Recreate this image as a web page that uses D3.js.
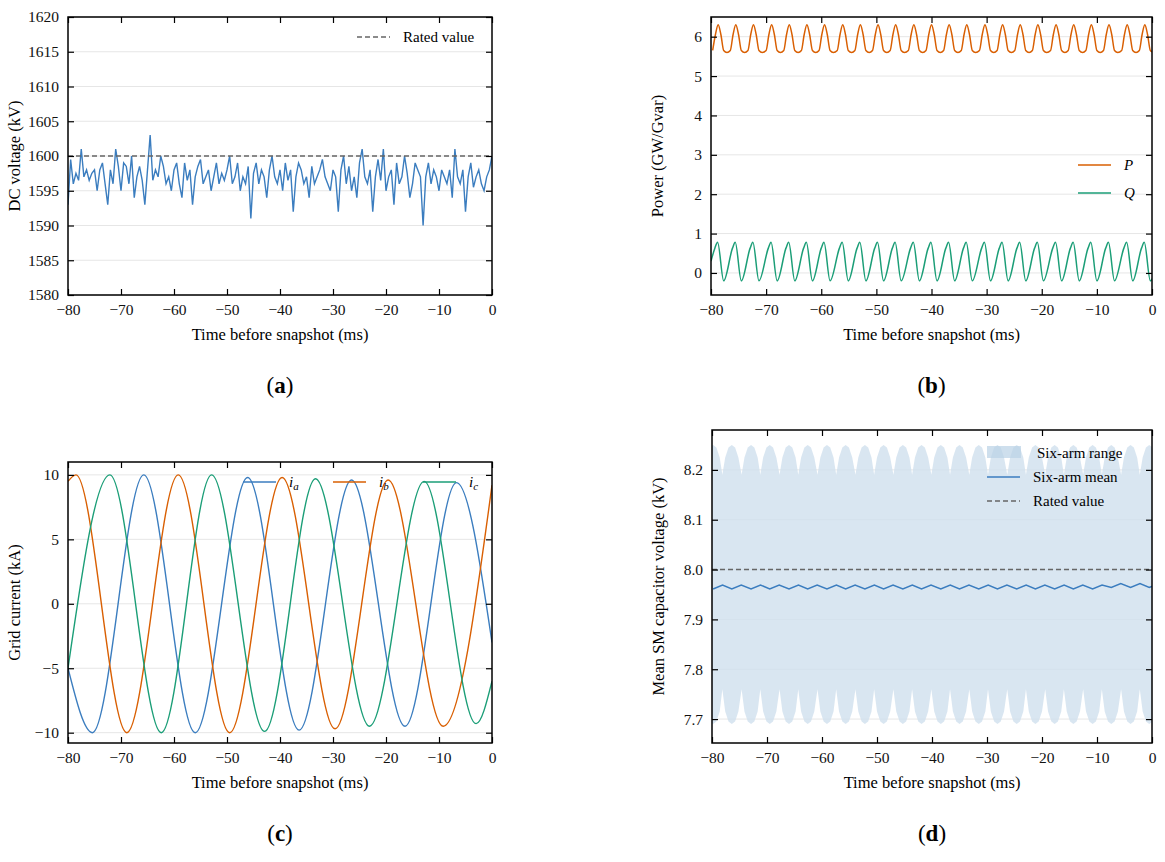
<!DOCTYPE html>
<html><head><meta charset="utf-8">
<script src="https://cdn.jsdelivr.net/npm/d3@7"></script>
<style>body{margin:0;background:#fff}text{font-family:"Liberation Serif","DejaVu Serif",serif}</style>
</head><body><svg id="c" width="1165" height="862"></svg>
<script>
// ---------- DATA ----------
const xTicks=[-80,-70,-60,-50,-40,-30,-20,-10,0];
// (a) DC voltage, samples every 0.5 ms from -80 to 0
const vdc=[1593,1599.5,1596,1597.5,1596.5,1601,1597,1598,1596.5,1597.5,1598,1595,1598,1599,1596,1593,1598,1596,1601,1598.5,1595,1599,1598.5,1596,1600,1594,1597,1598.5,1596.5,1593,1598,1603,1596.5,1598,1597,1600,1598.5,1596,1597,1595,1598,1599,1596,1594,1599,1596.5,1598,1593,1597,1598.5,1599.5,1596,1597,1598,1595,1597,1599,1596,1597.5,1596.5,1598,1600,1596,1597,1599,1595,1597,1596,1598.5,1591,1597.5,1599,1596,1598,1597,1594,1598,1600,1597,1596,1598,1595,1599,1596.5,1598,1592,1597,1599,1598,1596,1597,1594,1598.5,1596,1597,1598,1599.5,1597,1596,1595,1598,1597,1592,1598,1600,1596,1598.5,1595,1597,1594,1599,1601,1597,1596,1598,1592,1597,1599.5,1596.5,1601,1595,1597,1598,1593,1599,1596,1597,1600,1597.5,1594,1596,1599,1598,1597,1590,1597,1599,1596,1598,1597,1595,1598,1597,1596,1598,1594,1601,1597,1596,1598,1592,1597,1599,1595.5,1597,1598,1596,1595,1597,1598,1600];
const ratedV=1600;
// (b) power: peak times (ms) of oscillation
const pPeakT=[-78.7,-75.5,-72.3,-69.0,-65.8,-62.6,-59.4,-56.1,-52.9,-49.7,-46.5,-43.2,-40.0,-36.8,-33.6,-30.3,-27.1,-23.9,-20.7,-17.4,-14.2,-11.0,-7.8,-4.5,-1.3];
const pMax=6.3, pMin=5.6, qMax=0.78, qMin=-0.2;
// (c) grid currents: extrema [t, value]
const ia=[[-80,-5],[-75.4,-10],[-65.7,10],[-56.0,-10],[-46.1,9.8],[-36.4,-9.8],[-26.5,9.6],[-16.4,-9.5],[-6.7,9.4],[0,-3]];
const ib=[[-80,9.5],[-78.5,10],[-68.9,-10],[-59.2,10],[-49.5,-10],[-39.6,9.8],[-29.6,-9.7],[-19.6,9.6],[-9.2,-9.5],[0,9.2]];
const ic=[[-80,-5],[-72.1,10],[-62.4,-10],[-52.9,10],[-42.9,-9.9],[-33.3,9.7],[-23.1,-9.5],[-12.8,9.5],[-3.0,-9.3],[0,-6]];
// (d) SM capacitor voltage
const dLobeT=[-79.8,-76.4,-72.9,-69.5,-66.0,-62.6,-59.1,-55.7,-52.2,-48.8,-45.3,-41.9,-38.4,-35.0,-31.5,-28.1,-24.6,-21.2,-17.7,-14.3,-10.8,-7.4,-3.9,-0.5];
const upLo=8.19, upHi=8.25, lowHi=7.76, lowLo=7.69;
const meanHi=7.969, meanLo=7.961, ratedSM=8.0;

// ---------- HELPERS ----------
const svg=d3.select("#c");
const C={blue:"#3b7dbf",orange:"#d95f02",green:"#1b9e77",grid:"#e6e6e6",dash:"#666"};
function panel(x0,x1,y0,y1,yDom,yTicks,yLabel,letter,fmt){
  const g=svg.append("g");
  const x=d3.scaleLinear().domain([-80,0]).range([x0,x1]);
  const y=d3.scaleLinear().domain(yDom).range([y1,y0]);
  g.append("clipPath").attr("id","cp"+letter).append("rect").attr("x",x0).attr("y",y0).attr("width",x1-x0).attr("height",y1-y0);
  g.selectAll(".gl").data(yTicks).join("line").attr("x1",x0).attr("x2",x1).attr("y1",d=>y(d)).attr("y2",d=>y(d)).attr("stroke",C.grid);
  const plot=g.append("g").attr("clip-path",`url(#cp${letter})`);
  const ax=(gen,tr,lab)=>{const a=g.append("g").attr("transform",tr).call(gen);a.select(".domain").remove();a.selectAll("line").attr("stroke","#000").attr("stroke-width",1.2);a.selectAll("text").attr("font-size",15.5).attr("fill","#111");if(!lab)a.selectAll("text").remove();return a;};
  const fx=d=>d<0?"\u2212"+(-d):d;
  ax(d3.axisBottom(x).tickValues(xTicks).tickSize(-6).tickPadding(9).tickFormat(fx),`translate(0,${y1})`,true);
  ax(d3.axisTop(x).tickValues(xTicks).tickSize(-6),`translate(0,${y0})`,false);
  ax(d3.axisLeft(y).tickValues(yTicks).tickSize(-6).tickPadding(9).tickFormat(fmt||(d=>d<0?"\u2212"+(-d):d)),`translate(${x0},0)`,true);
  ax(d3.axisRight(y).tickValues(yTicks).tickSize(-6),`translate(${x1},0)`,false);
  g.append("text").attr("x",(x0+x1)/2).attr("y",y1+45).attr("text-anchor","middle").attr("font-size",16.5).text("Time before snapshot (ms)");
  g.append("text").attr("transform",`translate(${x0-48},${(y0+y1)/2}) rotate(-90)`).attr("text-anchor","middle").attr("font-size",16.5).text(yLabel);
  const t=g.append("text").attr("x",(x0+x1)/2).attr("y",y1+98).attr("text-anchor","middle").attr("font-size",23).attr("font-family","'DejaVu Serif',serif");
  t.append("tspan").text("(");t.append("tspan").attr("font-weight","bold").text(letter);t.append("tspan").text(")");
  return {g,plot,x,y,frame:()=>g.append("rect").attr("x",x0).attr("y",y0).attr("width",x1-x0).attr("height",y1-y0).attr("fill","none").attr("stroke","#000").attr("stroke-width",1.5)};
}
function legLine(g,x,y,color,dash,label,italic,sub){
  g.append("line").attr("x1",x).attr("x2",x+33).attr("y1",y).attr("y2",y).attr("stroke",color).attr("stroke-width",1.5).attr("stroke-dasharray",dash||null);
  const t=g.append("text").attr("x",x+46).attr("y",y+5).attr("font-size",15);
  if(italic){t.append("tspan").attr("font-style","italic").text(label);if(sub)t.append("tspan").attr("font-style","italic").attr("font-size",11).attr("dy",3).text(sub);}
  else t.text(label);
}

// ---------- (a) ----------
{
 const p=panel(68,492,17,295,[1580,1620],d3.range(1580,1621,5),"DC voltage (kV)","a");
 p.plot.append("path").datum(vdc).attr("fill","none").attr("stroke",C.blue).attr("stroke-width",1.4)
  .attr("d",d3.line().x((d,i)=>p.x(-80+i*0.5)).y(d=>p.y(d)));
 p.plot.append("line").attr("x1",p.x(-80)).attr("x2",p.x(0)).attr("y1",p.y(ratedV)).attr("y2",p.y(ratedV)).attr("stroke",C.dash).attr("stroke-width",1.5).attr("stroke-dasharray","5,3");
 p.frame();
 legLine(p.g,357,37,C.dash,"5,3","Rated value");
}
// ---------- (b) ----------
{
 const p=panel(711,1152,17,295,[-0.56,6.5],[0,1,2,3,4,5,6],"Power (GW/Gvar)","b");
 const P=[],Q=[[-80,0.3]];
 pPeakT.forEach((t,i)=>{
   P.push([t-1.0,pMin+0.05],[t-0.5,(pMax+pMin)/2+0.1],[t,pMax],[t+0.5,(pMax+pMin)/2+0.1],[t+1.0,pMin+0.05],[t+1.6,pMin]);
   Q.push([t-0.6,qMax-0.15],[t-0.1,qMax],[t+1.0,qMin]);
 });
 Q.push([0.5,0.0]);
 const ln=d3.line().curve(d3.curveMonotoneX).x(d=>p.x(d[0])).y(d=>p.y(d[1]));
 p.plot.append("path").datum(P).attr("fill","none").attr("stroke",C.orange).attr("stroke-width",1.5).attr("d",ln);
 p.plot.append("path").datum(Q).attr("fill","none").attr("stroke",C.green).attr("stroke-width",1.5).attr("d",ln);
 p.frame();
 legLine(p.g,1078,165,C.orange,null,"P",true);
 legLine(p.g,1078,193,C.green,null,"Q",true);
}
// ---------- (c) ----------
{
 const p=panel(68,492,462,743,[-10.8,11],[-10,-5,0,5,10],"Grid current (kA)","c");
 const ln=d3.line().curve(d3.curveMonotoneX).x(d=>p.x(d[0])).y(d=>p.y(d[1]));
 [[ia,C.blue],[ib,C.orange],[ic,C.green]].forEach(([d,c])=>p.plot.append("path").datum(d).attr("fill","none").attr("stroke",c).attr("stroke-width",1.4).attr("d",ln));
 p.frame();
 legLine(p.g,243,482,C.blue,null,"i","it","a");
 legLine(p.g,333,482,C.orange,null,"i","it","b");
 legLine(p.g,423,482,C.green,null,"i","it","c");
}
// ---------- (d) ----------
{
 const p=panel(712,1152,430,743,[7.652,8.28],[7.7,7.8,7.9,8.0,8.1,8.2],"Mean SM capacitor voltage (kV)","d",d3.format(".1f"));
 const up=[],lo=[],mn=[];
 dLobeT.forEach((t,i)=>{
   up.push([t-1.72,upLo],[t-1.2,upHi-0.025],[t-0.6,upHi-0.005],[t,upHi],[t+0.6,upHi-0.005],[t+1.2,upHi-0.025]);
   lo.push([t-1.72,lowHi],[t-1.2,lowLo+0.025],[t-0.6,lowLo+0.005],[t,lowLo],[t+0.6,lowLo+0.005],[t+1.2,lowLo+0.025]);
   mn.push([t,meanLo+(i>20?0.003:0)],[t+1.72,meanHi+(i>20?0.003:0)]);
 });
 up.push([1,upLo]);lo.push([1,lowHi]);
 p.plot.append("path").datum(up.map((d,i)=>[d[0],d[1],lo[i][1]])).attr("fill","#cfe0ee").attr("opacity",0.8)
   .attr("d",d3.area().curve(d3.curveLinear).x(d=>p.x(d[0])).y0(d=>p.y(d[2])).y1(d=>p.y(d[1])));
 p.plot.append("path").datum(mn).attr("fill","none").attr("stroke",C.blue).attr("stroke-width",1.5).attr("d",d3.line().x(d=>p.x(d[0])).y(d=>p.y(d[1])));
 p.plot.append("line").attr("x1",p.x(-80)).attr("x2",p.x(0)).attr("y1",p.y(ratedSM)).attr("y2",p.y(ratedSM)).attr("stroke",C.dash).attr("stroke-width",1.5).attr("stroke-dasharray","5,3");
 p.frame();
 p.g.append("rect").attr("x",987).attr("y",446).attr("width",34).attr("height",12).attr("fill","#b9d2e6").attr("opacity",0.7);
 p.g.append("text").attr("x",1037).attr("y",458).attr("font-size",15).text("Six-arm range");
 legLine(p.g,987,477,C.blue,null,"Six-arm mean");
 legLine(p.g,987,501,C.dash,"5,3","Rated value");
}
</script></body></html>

§ **WHAT YOU NEED TO DO**
Repeat the listing above exactly from its first line to the line containing "const meanHi=7.969, meanLo=7.961, ratedSM=8.0;", both included, and omit the pictures.

§ **SOLUTION FOR THIS TASK**
Recreate this image as a web page that uses D3.js.
<!DOCTYPE html>
<html><head><meta charset="utf-8">
<script src="https://cdn.jsdelivr.net/npm/d3@7"></script>
<style>body{margin:0;background:#fff}text{font-family:"Liberation Serif","DejaVu Serif",serif}</style>
</head><body><svg id="c" width="1165" height="862"></svg>
<script>
// ---------- DATA ----------
const xTicks=[-80,-70,-60,-50,-40,-30,-20,-10,0];
// (a) DC voltage, samples every 0.5 ms from -80 to 0
const vdc=[1593,1599.5,1596,1597.5,1596.5,1601,1597,1598,1596.5,1597.5,1598,1595,1598,1599,1596,1593,1598,1596,1601,1598.5,1595,1599,1598.5,1596,1600,1594,1597,1598.5,1596.5,1593,1598,1603,1596.5,1598,1597,1600,1598.5,1596,1597,1595,1598,1599,1596,1594,1599,1596.5,1598,1593,1597,1598.5,1599.5,1596,1597,1598,1595,1597,1599,1596,1597.5,1596.5,1598,1600,1596,1597,1599,1595,1597,1596,1598.5,1591,1597.5,1599,1596,1598,1597,1594,1598,1600,1597,1596,1598,1595,1599,1596.5,1598,1592,1597,1599,1598,1596,1597,1594,1598.5,1596,1597,1598,1599.5,1597,1596,1595,1598,1597,1592,1598,1600,1596,1598.5,1595,1597,1594,1599,1601,1597,1596,1598,1592,1597,1599.5,1596.5,1601,1595,1597,1598,1593,1599,1596,1597,1600,1597.5,1594,1596,1599,1598,1597,1590,1597,1599,1596,1598,1597,1595,1598,1597,1596,1598,1594,1601,1597,1596,1598,1592,1597,1599,1595.5,1597,1598,1596,1595,1597,1598,1600];
const ratedV=1600;
// (b) power: peak times (ms) of oscillation
const pPeakT=[-78.7,-75.5,-72.3,-69.0,-65.8,-62.6,-59.4,-56.1,-52.9,-49.7,-46.5,-43.2,-40.0,-36.8,-33.6,-30.3,-27.1,-23.9,-20.7,-17.4,-14.2,-11.0,-7.8,-4.5,-1.3];
const pMax=6.3, pMin=5.6, qMax=0.78, qMin=-0.2;
// (c) grid currents: extrema [t, value]
const ia=[[-80,-5],[-75.4,-10],[-65.7,10],[-56.0,-10],[-46.1,9.8],[-36.4,-9.8],[-26.5,9.6],[-16.4,-9.5],[-6.7,9.4],[0,-3]];
const ib=[[-80,9.5],[-78.5,10],[-68.9,-10],[-59.2,10],[-49.5,-10],[-39.6,9.8],[-29.6,-9.7],[-19.6,9.6],[-9.2,-9.5],[0,9.2]];
const ic=[[-80,-5],[-72.1,10],[-62.4,-10],[-52.9,10],[-42.9,-9.9],[-33.3,9.7],[-23.1,-9.5],[-12.8,9.5],[-3.0,-9.3],[0,-6]];
// (d) SM capacitor voltage
const dLobeT=[-79.8,-76.4,-72.9,-69.5,-66.0,-62.6,-59.1,-55.7,-52.2,-48.8,-45.3,-41.9,-38.4,-35.0,-31.5,-28.1,-24.6,-21.2,-17.7,-14.3,-10.8,-7.4,-3.9,-0.5];
const upLo=8.19, upHi=8.25, lowHi=7.76, lowLo=7.69;
const meanHi=7.969, meanLo=7.961, ratedSM=8.0;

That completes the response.